Ese delirio de la jungla trasciende el espacio de la Amazonia para designar un desorden esencial que tienta el desafuero humano. La aventura, aun la más insensata, se acomete en las alturas de los Andes, en lo alto de las montañas, al pie de un volcán, en medio del desierto, en una ciudad medieval de Alemania, en la Nueva Orleans destruida por un huracán, entre cuevas prehistóricas o en cualquier otro escenario elegido para la acción dramática o el registro testimonial.

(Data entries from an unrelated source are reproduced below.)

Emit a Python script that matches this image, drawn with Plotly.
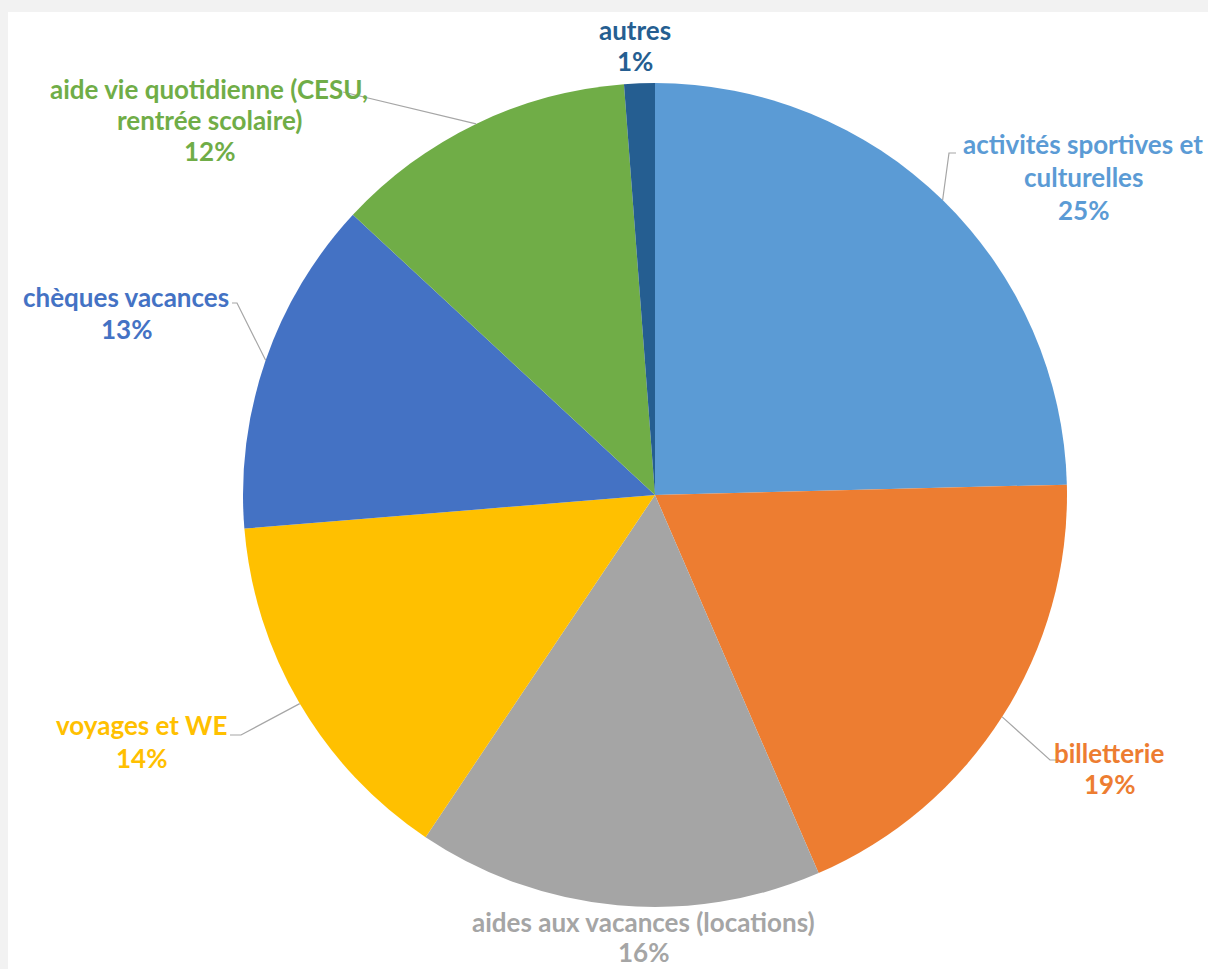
import math
import plotly.graph_objects as go

categories = [
    "activités sportives et<br>culturelles",
    "billetterie",
    "aides aux vacances (locations)",
    "voyages et WE",
    "chèques vacances",
    "aide vie quotidienne (CESU,<br>rentrée scolaire)",
    "autres",
]
values = [24.6, 18.9, 15.9, 14.3, 13.2, 11.9, 1.2]
colors = ["#5B9BD5", "#ED7D31", "#A5A5A5", "#FFC000", "#4472C4", "#70AD47", "#255E91"]

W, H = 1208, 969
CX, CY, R = 655, 495, 412  # pie centre / radius in pixels

# label layout (pixel positions: centre x, first-line centre y, line spacing)
label_pos = [(1083, 144, 33), (1109, 753, 31), (644, 922, 30), (141, 725, 33),
             (126, 297, 32), (209, 89, 31), (635, 30, 31)]
# leader-line elbow points (pixels) ; None = no leader line
elbows = [
    [(949, 153), (956, 153)],
    [(1050, 760), (1056, 760)],
    None,
    [(241, 735), (230, 735)],
    [(237, 303), (232, 303)],
    [(343, 92)],
    None,
]
FONT = "Lato"
FS = 26

fig = go.Figure()
fig.add_trace(go.Pie(
    labels=[c.replace("<br>", " ") for c in categories],
    values=values,
    sort=False,
    direction="clockwise",
    rotation=0,
    marker=dict(colors=colors, line=dict(width=0)),
    textinfo="none",
    hoverinfo="label+percent",
    showlegend=False,
    domain=dict(x=[(CX - R) / W, (CX + R) / W], y=[1 - (CY + R) / H, 1 - (CY - R) / H]),
))

def px(x, y):
    return x / W, 1 - y / H

annotations = []
shapes = [dict(type="rect", xref="paper", yref="paper", x0=8 / W, x1=1.0, y0=0, y1=1 - 12 / H,
               fillcolor="white", line=dict(width=0), layer="below")]
total = sum(values)
cum = 0.0
for cat, v, col, (lx, ly, lh), elb in zip(categories, values, colors, label_pos, elbows):
    mid = (cum + v / 2) / total
    cum += v
    ang = 2 * math.pi * mid
    ax, ay = CX + R * math.sin(ang), CY - R * math.cos(ang)
    pct = f"{round(v / total * 100)}%"
    lines = cat.split("<br>") + [pct]
    for i, t in enumerate(lines):
        x, y = px(lx, ly + i * lh)
        annotations.append(dict(x=x, y=y, xref="paper", yref="paper", text=f"<b>{t}</b>",
                                showarrow=False, xanchor="center", yanchor="middle",
                                font=dict(family=FONT, size=FS, color=col)))
    if elb:
        pts = [(ax, ay)] + elb
        path = "M " + " L ".join(f"{px(a, b)[0]},{px(a, b)[1]}" for a, b in pts)
        shapes.append(dict(type="path", xref="paper", yref="paper", path=path,
                           line=dict(color="#A6A6A6", width=1.2)))

fig.update_layout(
    width=W, height=H,
    margin=dict(l=0, r=0, t=0, b=0),
    paper_bgcolor="#F2F2F2",
    plot_bgcolor="white",
    annotations=annotations,
    shapes=shapes,
)
fig.write_html(
    "out.html",
    config={"displayModeBar": False},
    post_script="document.body.style.margin='0';document.body.style.overflow='hidden';"
                "document.body.style.background='#F2F2F2';",
)
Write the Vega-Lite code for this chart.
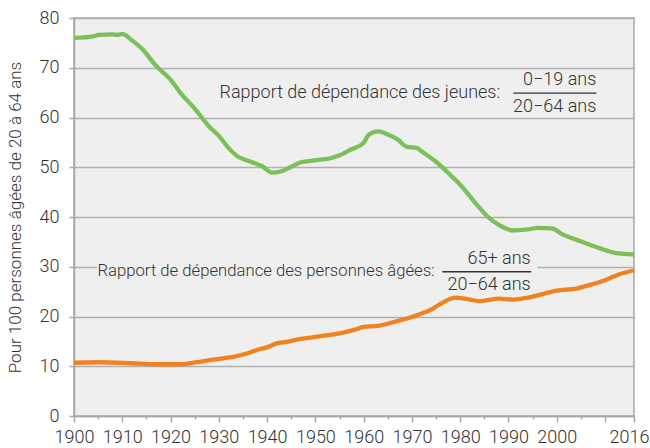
{
  "$schema": "https://vega.github.io/schema/vega-lite/v6.json",
  "width": 560,
  "height": 398,
  "autosize": "none",
  "padding": {"left": 74, "top": 18, "right": 16, "bottom": 32},
  "background": "white",
  "config": {
    "view": {"fill": "#efefef", "stroke": "#a8a8a8", "strokeWidth": 1.5},
    "font": "Roboto",
    "axis": {
      "labelFont": "Roboto", "labelFontSize": 18, "labelFontWeight": 300, "labelColor": "#333333",
      "titleFont": "Roboto", "titleFontSize": 17, "titleFontWeight": 300, "titleColor": "#333333",
      "domainColor": "#a8a8a8", "domainWidth": 1.5, "tickColor": "#a8a8a8", "tickWidth": 1.5,
      "gridColor": "#b0b0b0", "gridWidth": 1.3, "labelOverlap": false, "labelFlush": false
    }
  },
  "datasets": {
    "series": [
      {"year": 1900, "value": 76.0, "series": "jeunes"},
      {"year": 1902, "value": 76.1, "series": "jeunes"},
      {"year": 1904, "value": 76.3, "series": "jeunes"},
      {"year": 1905, "value": 76.6, "series": "jeunes"},
      {"year": 1908, "value": 76.7, "series": "jeunes"},
      {"year": 1909, "value": 76.6, "series": "jeunes"},
      {"year": 1910, "value": 76.8, "series": "jeunes"},
      {"year": 1912, "value": 75.5, "series": "jeunes"},
      {"year": 1914, "value": 73.9, "series": "jeunes"},
      {"year": 1917, "value": 70.4, "series": "jeunes"},
      {"year": 1920, "value": 67.6, "series": "jeunes"},
      {"year": 1922, "value": 65.0, "series": "jeunes"},
      {"year": 1925, "value": 61.8, "series": "jeunes"},
      {"year": 1928, "value": 58.2, "series": "jeunes"},
      {"year": 1930, "value": 56.3, "series": "jeunes"},
      {"year": 1932, "value": 53.9, "series": "jeunes"},
      {"year": 1934, "value": 52.1, "series": "jeunes"},
      {"year": 1936, "value": 51.3, "series": "jeunes"},
      {"year": 1939, "value": 50.2, "series": "jeunes"},
      {"year": 1941, "value": 48.9, "series": "jeunes"},
      {"year": 1943, "value": 49.2, "series": "jeunes"},
      {"year": 1945, "value": 50.1, "series": "jeunes"},
      {"year": 1947, "value": 51.0, "series": "jeunes"},
      {"year": 1950, "value": 51.4, "series": "jeunes"},
      {"year": 1953, "value": 51.8, "series": "jeunes"},
      {"year": 1955, "value": 52.4, "series": "jeunes"},
      {"year": 1957, "value": 53.4, "series": "jeunes"},
      {"year": 1960, "value": 54.9, "series": "jeunes"},
      {"year": 1961, "value": 56.5, "series": "jeunes"},
      {"year": 1963, "value": 57.2, "series": "jeunes"},
      {"year": 1965, "value": 56.6, "series": "jeunes"},
      {"year": 1967, "value": 55.6, "series": "jeunes"},
      {"year": 1969, "value": 54.1, "series": "jeunes"},
      {"year": 1971, "value": 53.9, "series": "jeunes"},
      {"year": 1972, "value": 53.2, "series": "jeunes"},
      {"year": 1975, "value": 51.1, "series": "jeunes"},
      {"year": 1978, "value": 48.4, "series": "jeunes"},
      {"year": 1980, "value": 46.5, "series": "jeunes"},
      {"year": 1983, "value": 43.0, "series": "jeunes"},
      {"year": 1986, "value": 39.8, "series": "jeunes"},
      {"year": 1988, "value": 38.4, "series": "jeunes"},
      {"year": 1991, "value": 37.3, "series": "jeunes"},
      {"year": 1994, "value": 37.5, "series": "jeunes"},
      {"year": 1996, "value": 37.8, "series": "jeunes"},
      {"year": 1999, "value": 37.7, "series": "jeunes"},
      {"year": 2001, "value": 36.6, "series": "jeunes"},
      {"year": 2005, "value": 35.1, "series": "jeunes"},
      {"year": 2009, "value": 33.7, "series": "jeunes"},
      {"year": 2012, "value": 32.8, "series": "jeunes"},
      {"year": 2016, "value": 32.5, "series": "jeunes"},
      {"year": 1900, "value": 10.7, "series": "agees"},
      {"year": 1905, "value": 10.8, "series": "agees"},
      {"year": 1912, "value": 10.6, "series": "agees"},
      {"year": 1917, "value": 10.4, "series": "agees"},
      {"year": 1922, "value": 10.4, "series": "agees"},
      {"year": 1926, "value": 10.9, "series": "agees"},
      {"year": 1930, "value": 11.5, "series": "agees"},
      {"year": 1933, "value": 11.9, "series": "agees"},
      {"year": 1936, "value": 12.6, "series": "agees"},
      {"year": 1938, "value": 13.3, "series": "agees"},
      {"year": 1940, "value": 13.8, "series": "agees"},
      {"year": 1942, "value": 14.6, "series": "agees"},
      {"year": 1944, "value": 14.9, "series": "agees"},
      {"year": 1947, "value": 15.5, "series": "agees"},
      {"year": 1950, "value": 15.9, "series": "agees"},
      {"year": 1953, "value": 16.3, "series": "agees"},
      {"year": 1955, "value": 16.6, "series": "agees"},
      {"year": 1958, "value": 17.3, "series": "agees"},
      {"year": 1960, "value": 17.9, "series": "agees"},
      {"year": 1963, "value": 18.1, "series": "agees"},
      {"year": 1967, "value": 19.1, "series": "agees"},
      {"year": 1969, "value": 19.6, "series": "agees"},
      {"year": 1972, "value": 20.6, "series": "agees"},
      {"year": 1974, "value": 21.4, "series": "agees"},
      {"year": 1976, "value": 22.6, "series": "agees"},
      {"year": 1979, "value": 23.8, "series": "agees"},
      {"year": 1981, "value": 23.6, "series": "agees"},
      {"year": 1984, "value": 23.1, "series": "agees"},
      {"year": 1988, "value": 23.6, "series": "agees"},
      {"year": 1991, "value": 23.4, "series": "agees"},
      {"year": 1994, "value": 23.8, "series": "agees"},
      {"year": 1997, "value": 24.5, "series": "agees"},
      {"year": 2000, "value": 25.2, "series": "agees"},
      {"year": 2004, "value": 25.6, "series": "agees"},
      {"year": 2007, "value": 26.4, "series": "agees"},
      {"year": 2010, "value": 27.3, "series": "agees"},
      {"year": 2013, "value": 28.5, "series": "agees"},
      {"year": 2016, "value": 29.3, "series": "agees"}
    ],
    "labels": [
      {"x": 1988.3, "y": 65.0, "text": "Rapport de dépendance des jeunes:"},
      {"x": 2008.2, "y": 67.5, "text": "0−19 ans"},
      {"x": 2008.2, "y": 62.2, "text": "20−64 ans"},
      {"x": 1994.6, "y": 31.5, "text": "65+ ans"},
      {"x": 1994.6, "y": 26.3, "text": "20−64 ans"}
    ],
    "labelsSmall": [
      {"x": 1974.7, "y": 29.1, "text": "Rapport de dépendance des personnes âgées:"}
    ],
    "bars": [
      {"x": 1991.0, "x2": 2008.2, "y": 64.9},
      {"x": 1976.3, "x2": 1994.7, "y": 29.0}
    ],
    "cover": [
      {"x": 1904.7, "x2": 1996.0, "y": 29.6, "y2": 30.4}
    ]
  },
  "layer": [
    {
      "data": {"name": "cover"},
      "mark": {"type": "rect", "fill": "#efefef"},
      "encoding": {
        "x": {"field": "x", "type": "quantitative", "scale": {"domain": [1900, 2016], "nice": false, "zero": false},
              "axis": {"values": [1900, 1905, 1910, 1915, 1920, 1925, 1930, 1935, 1940, 1945, 1950, 1955, 1960, 1965, 1970, 1975, 1980, 1985, 1990, 1995, 2000, 2005, 2010, 2016],
                       "tickCount": 200,
                       "labelExpr": "(datum.value % 10 == 0 && datum.value != 2010) || datum.value == 2016 ? format(datum.value, 'd') : ''",
                       "tickSize": {"condition": {"test": "datum.value % 10 == 0 || datum.value == 2016", "value": 6}, "value": 3},
                       "labelAlign": {"condition": {"test": "datum.value == 2016", "value": "right"}, "value": "center"},
                       "labelOffset": {"condition": {"test": "datum.value == 2016", "value": 15}, "value": 0},
                       "title": null, "grid": false, "labelPadding": 6}},
        "x2": {"field": "x2"},
        "y": {"field": "y", "type": "quantitative", "scale": {"domain": [0, 80], "nice": false},
              "axis": {"values": [0, 10, 20, 30, 40, 50, 60, 70, 80], "title": "Pour 100 personnes âgées de 20 à 64 ans",
                       "tickCount": 20, "tickSize": 5, "labelPadding": 10, "titlePadding": 15, "grid": true}},
        "y2": {"field": "y2"}
      }
    },
    {
      "data": {"name": "series"},
      "mark": {"type": "line", "strokeWidth": 4.3, "interpolate": "monotone"},
      "encoding": {
        "x": {"field": "year", "type": "quantitative"},
        "y": {"field": "value", "type": "quantitative"},
        "color": {"field": "series", "type": "nominal",
                  "scale": {"domain": ["jeunes", "agees"], "range": ["#7cc05a", "#f28220"]}, "legend": null}
      }
    },
    {
      "data": {"name": "bars"},
      "mark": {"type": "rule", "color": "#333333", "strokeWidth": 1.3},
      "encoding": {
        "x": {"field": "x", "type": "quantitative"},
        "x2": {"field": "x2"},
        "y": {"field": "y", "type": "quantitative"}
      }
    },
    {
      "data": {"name": "labels"},
      "mark": {"type": "text", "align": "right", "baseline": "middle", "font": "Roboto", "fontSize": 18, "fontWeight": 300, "color": "#333333"},
      "encoding": {
        "x": {"field": "x", "type": "quantitative"},
        "y": {"field": "y", "type": "quantitative"},
        "text": {"field": "text"}
      }
    },
    {
      "data": {"name": "labelsSmall"},
      "mark": {"type": "text", "align": "right", "baseline": "middle", "font": "Roboto", "fontSize": 16.7, "fontWeight": 300, "color": "#333333"},
      "encoding": {
        "x": {"field": "x", "type": "quantitative"},
        "y": {"field": "y", "type": "quantitative"},
        "text": {"field": "text"}
      }
    }
  ]
}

Las películas de Herzog se viven como periplos que amplían las fronteras cognitivas mientras se transita por caminos febriles y alucinatorios. Tránsitos que los espectadores registramos como propios, acaso intoxicados por la capacidad hipnótica de algunos espacios, ofrecidos como espejismos o escenarios de algunas epifanías. Lugares bellísimos que, al cabo, se verán afectados por el costado imprevisible de lo natural, la catástrofe inminente, el tornado, la erupción volcánica, la llegada de la peste, el zarpazo inesperado de la bestia; lo que no se puede medir ni catalogar con los criterios utilitarios del éxito o del fracaso.

El conquistador Lope de Aguirre es un personaje emblemático del cine de Herzog, como también lo son Kaspar Hauser de Cada uno para sí mismo y Dios contra todos o El enigma de Kaspar Hauser (Jeder für sich und Gott gegen Alle, 1974, en la foto); Steiner de El gran éxtasis del escultor de madera Steiner (Die große Ekstase des Bildschnitzers Steiner, 1974); Fini Straubinger, de País de silencio y oscuridad (Land des Schweigens und der Dunkelheit, 1971); los enanos de También los enanos empezaron pequeños (Auch Zwerge haben klein angefangen, 1970); Bruno S. de  Stroszek (1977); el soldado Woyzeck (1979); Dieter Dengler de Little Dieter Needs to Fly  y Rescue Dawn (2006); Timothy Treadwell, de Grizzly Man (2005); Terence McDonagh, el Bad Lieutenant (2009)

Todos ellos están empeñados en el cumplimiento de una meta extraordinaria, venciendo el miedo, superando sus limitaciones físicas y construyendo su propia –acaso trágica- Arcadia. Ellos, como Aguirre, salen a buscar El Dorado. Y llevan consigo una cuota, mayor o menor, de desmesura y locura. Y todos enfrentarán el riesgo de la catástrofe porque “cada uno está para sí mismo, pero Dios está contra todos”, como reza el subtítulo de “El enigma de Kaspar Hauser”.

Herzog los observa con una mirada implacable, solidaria, pero nunca incondicional. Acepta lo que los personaje son, aun en su obstinación e irracionalidad, e incluso proyecta en ellos sus obsesiones personales. Los sabe inescrutables, y los acepta como son. A veces les expresa su admiración, pero nunca disimula sus debilidades ni esquiva mostrarlos en los callejones sin salida a los que los conducen sus contradicciones. La relación con sus personajes (y con los actores que los encarnan, como Klaus Kinski o Bruno S., entre otros) se sustenta en un acercamiento personal complejo e íntimo, pero siempre abierto al señalamiento de fallas e imposibilidades.

Esa matizada relación se percibe de modo cabal en el documental Grizzly Man (2005). A través de filmaciones, testimonios y documentos, Herzog se acerca a Timothy Treadwel, que decidió separarse de sus semejantes para intentar una convivencia armónica con osos salvajes, seres de naturaleza bestial que él acoge como prójimos. El relato testimonial de esa extraña e inquietante visión utópica da cuenta de la mezcla de complicidad y escepticismo que informa la mirada de Herzog.

El cineasta, convertido en narrador de la cinta, afirma que la armonía buscada por el “Grizzly man” no se concilia con su convicción personal de que la Arcadia es inexistente. El  destino final de Treadwell, devorado por un oso, parece darle la razón al cineasta: el desorden natural, tarde o temprano, toma revancha contra el gesto generoso o iluso que lo intenta modelar.